Последний период литературного пути Полежаева, начавшийся сборником «Кальян», отличает утрата третьего мира творчества поэта, причем романтическая струя теперь вливается в жанр романтической поэмы («Видение Брута», «Кориолан») а бытописание — в лирические стихи («Белая ночь», «Напрасное подозрение», «Картина», «Глаза» и другие).
Позднее творчество Полежаева являет любопытную параллель поэзии Лермонтова. В русле субъективно-автобиографической тематики оно тоже развивается под знаком отказа от эмоциональной взвинченности и душевного надрыва. Подтверждением сказанному может служить «Отрывок из письма к А. П. Л<озовском>у». Это одно из последних произведений Полежаева поражает каким-то самоотречением и шутливостью в изображении своего угасания. Самое впечатляющее место в стихотворении — «монолог» чахотки, в котором жуткая «избранница» поэта вещает ему хриплым голосом о своей неизменной верности.
Если в «Отрывке из письма» высокая трагическая тема подается в сниженной простонародно-разговорной манере, то в повести «Царь охоты» (1837) о буднях усадебного помещичьего быта и курьезных неудачах компании охотников поэт рассказывает «оглушающим» языком романтической патетики. «Царь охоты» — любопытная трансформация почти утраченного в 30-е годы жанра ироикомической поэмы, возвышенным фоном которой служит у Полежаева, вопреки традиции, не героическая поэма античности или классицизма, а романтическая тираноборческая поэма с характерными для нее остродраматическими мотивами зависти, соперничества, борьбы с деспотом, междоусобий, пророчества, визионерства и т. п.

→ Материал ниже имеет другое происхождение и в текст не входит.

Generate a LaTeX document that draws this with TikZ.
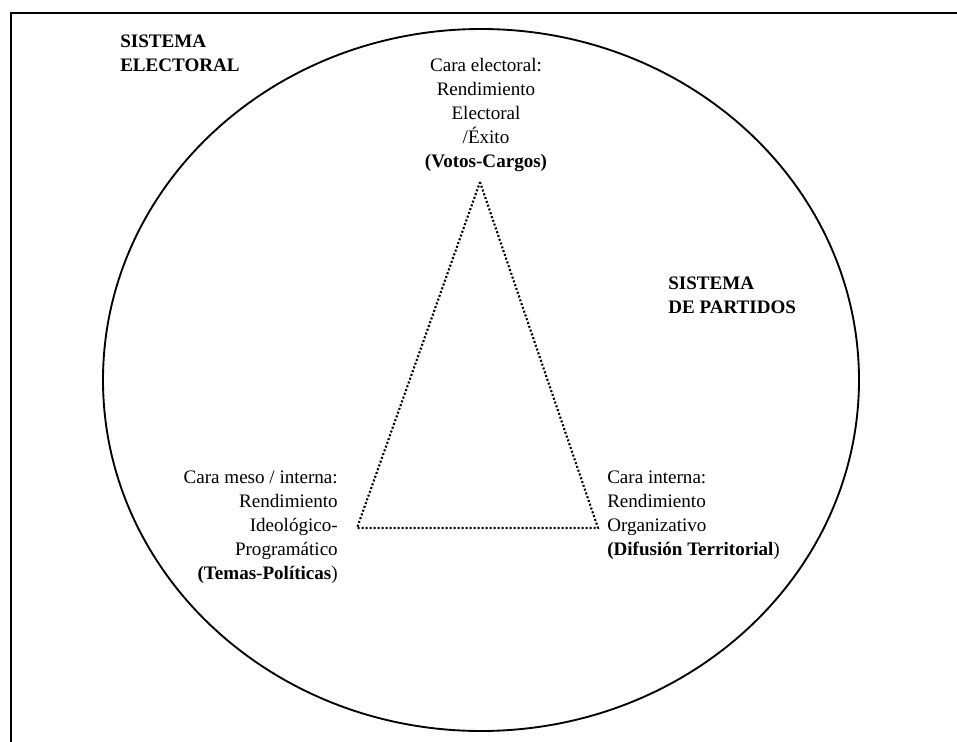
\documentclass[tikz,border=0pt]{standalone}
\usepackage{fontspec}
\setmainfont{Liberation Serif}

\tikzset{
  txt/.style={font=\fontsize{14.3}{18}\selectfont, inner sep=0pt},
  titulo/.style={txt, font=\fontsize{14.3}{18}\selectfont\bfseries, align=left, anchor=base west},
  punteado/.style={line width=1.6pt, dash pattern=on 1.5pt off 1.5pt}
}

\begin{document}
\begin{tikzpicture}[x=0.75pt, y=-0.75pt]
                \useasboundingbox (0,0) rectangle (957,742);
                \draw[line width=1.6pt] (11,742) -- (11,13) -- (957,13);
                \draw[line width=1.4pt] (481,380) ellipse [x radius=283.5pt, y radius=263.25pt];

                \coordinate (arriba) at (480,182);
                \coordinate (izq) at (357,528);
                \coordinate (der) at (598,528);
                \draw[punteado] (arriba) -- (der) -- (izq) -- cycle;

                \node[titulo] (selectoral) at (120,72) {SISTEMA\\ELECTORAL};
                \node[titulo] (spartidos) at (668,313) {SISTEMA\\DE PARTIDOS};

                \node[txt, align=center, anchor=base] (electoral) at (486,167)
                    {Cara electoral:\\Rendimiento\\Electoral\\/Éxito\\\textbf{(Votos-Cargos)}};
                \node[txt, align=right, anchor=base east] (meso) at (338,579)
                    {Cara meso / interna:\\Rendimiento\\Ideológico-\\Programático\\\textbf{(Temas-Políticas})};
                \node[txt, align=left, anchor=base west] (interna) at (607,555)
                    {Cara interna:\\Rendimiento\\Organizativo\\\textbf{(Difusión Territorial})};
            \end{tikzpicture}
\end{document}
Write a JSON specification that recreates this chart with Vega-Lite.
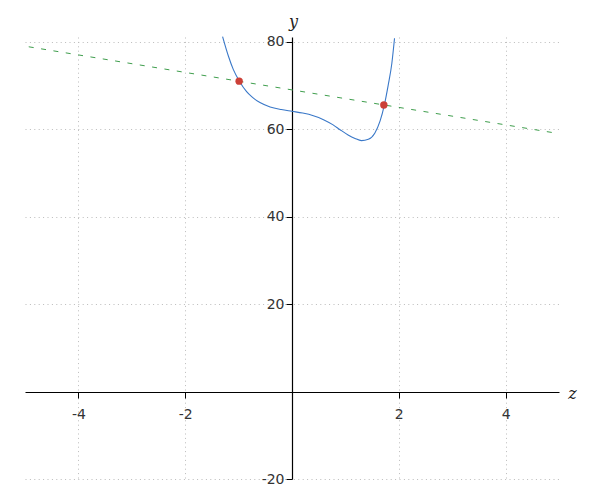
{
  "$schema": "https://vega.github.io/schema/vega-lite/v6.json",
  "autosize": {"type": "none"},
  "padding": {"left": 25, "top": 37, "right": 41, "bottom": 21},
  "width": 534,
  "height": 442,
  "background": "white",
  "config": {
    "view": {"stroke": null},
    "axis": {
      "labelFont": "DejaVu Sans",
      "labelFontSize": 14,
      "labelColor": "#333333",
      "labelExpr": "'' + datum.value",
      "domainColor": "#000000",
      "domainWidth": 1.2,
      "tickColor": "#000000",
      "tickSize": 6,
      "gridColor": "#bbbbbb",
      "gridDash": [1, 3.4],
      "gridWidth": 1,
      "titleFont": "DejaVu Serif",
      "titleFontStyle": "italic",
      "titleFontWeight": "normal",
      "titleFontSize": 16,
      "titleColor": "#222222"
    }
  },
  "datasets": {
    "curve": [
      {"x": -1.30, "y": 81.2},
      {"x": -1.19, "y": 76.7},
      {"x": -1.10, "y": 73.7},
      {"x": -0.99, "y": 71.1},
      {"x": -0.85, "y": 68.6},
      {"x": -0.75, "y": 67.4},
      {"x": -0.60, "y": 66.1},
      {"x": -0.41, "y": 65.1},
      {"x": -0.20, "y": 64.5},
      {"x": 0.00, "y": 64.1},
      {"x": 0.20, "y": 63.7},
      {"x": 0.40, "y": 63.1},
      {"x": 0.59, "y": 62.2},
      {"x": 0.77, "y": 61.0},
      {"x": 0.90, "y": 59.9},
      {"x": 1.05, "y": 58.7},
      {"x": 1.18, "y": 57.9},
      {"x": 1.30, "y": 57.4},
      {"x": 1.43, "y": 57.7},
      {"x": 1.55, "y": 59.1},
      {"x": 1.65, "y": 61.9},
      {"x": 1.73, "y": 65.6},
      {"x": 1.80, "y": 70.0},
      {"x": 1.87, "y": 75.1},
      {"x": 1.92, "y": 80.8}
    ],
    "line": [
      {"x": -4.93, "y": 78.86},
      {"x": 5, "y": 59}
    ],
    "points": [
      {"x": -0.99, "y": 71.0},
      {"x": 1.72, "y": 65.56}
    ]
  },
  "layer": [
    {
      "data": {"name": "line"},
      "mark": {"type": "line", "color": "#3f9e4d", "strokeWidth": 1, "strokeDash": [5, 7.5]},
      "encoding": {
        "x": {
          "field": "x", "type": "quantitative",
          "scale": {"domain": [-5, 5], "nice": false, "zero": false},
          "axis": {
            "values": [-4, -2, 2, 4],
            "offset": -87,
            "labelPadding": 9,
            "title": "z",
            "titleX": 547,
            "titleY": 1,
            "titleBaseline": "middle",
            "titleAlign": "center",
            "grid": true
          }
        },
        "y": {
          "field": "y", "type": "quantitative",
          "scale": {"domain": [-20, 81.1], "nice": false, "zero": false},
          "axis": {
            "values": [-20, 20, 40, 60, 80],
            "offset": -267,
            "labelPadding": 2,
            "title": "y",
            "titleAngle": 0,
            "titleX": 1,
            "titleY": -16,
            "titleBaseline": "middle",
            "titleAlign": "center",
            "grid": true
          }
        }
      }
    },
    {
      "data": {"name": "curve"},
      "mark": {"type": "line", "color": "#3a78c8", "strokeWidth": 1.1, "interpolate": "monotone"},
      "encoding": {
        "x": {"field": "x", "type": "quantitative"},
        "y": {"field": "y", "type": "quantitative"}
      }
    },
    {
      "data": {"name": "points"},
      "mark": {"type": "point", "filled": true, "color": "#cc4038", "opacity": 1, "size": 55},
      "encoding": {
        "x": {"field": "x", "type": "quantitative"},
        "y": {"field": "y", "type": "quantitative"}
      }
    }
  ]
}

Структурные особенности «Царя охоты» позволяют с равным основанием рассматривать его и как жанровую пародию на романтическую поэму с кровавой развязкой. Есть в этом произведении и явные признаки самопародирования. Например, в четвертой главе содержится намек на конкретную «римскую» тему, ранее затронутую поэтом в «Видении Брута».
В последние два года жизни свои новые произведения Полежаев пытался издавать небольшими книжками, но цензура запрещала их одну за другой, в частности и собственноручно переписанный поэтом сборник «Часы выздоровления» (1837).
12 декабря 1837 года Полежаев наконец был произведен в офицеры. Но этим «повышением» ему не пришлось воспользоваться. Уже с 25 сентября он в безнадежном состоянии находился в московском военном госпитале. Его ослабевший организм не смог более сопротивляться чахотке. 16 января 1838 года Александр Полежаев погиб.
В истории вольной русской поэзии прошлого века творчество Полежаева представляет собой одно из важнейших ее ответвлений. В эпоху, когда боевой дух гражданской поэзии заметно сник, именно Полежаев влил новую жизнь в традиции свободолюбивой поэзии. В полной мере его роль противника самодержавия Николая I была установлена лишь в советское время, чему в немалой степени способствовало обнаружение в архивах потаенных стихов поэта, а также публикация подлинных текстов его произведений, из которых некоторые вплоть до октября 1917 года печатались с цензурными изъятиями и вариантами.
Со временем в нашем литературоведении возникла инерция истолкования поэзии Полежаева как исключительно политической. Односторонность этого подхода сказалась в забвении целых пластов творчества поэта, в произвольных домыслах и беспочвенных выводах.
Между тем поэзия Полежаева давно заслуживает того, чтоб были изучены и другие ее стороны, чтобы наконец она была осмыслена как самобытное явление искусства.
Начав свой литературный путь с полемического подражания Пушкину (в «Сашке»), Полежаев в конце его написал пространную панегирическую эпитафию — «Венок на гроб Пушкина» — доказательство преклонения автора перед гением покойного поэта. От себя лично и как будто от лица собратьев по ремеслу Полежаев делает такое признание: «Не всегда ли безотчетно, Добровольно и охотно, Покорялись мы ему?». Нет сомнения, что без Пушкина русская литература не имела бы Полежаева. Однако воздействие творца «Онегина» на Полежаева, за исключением явных и довольно многочисленных цитат из его сочинений, не поддается определению. Парадокс заключается в том, что почти все, вышедшее из-под пера Полежаева, отстояло от школы «гармонической точности» Пушкина неизмеримо дальше, чем у других поэтов, внесших значительный вклад в поэтическую культуру эпохи.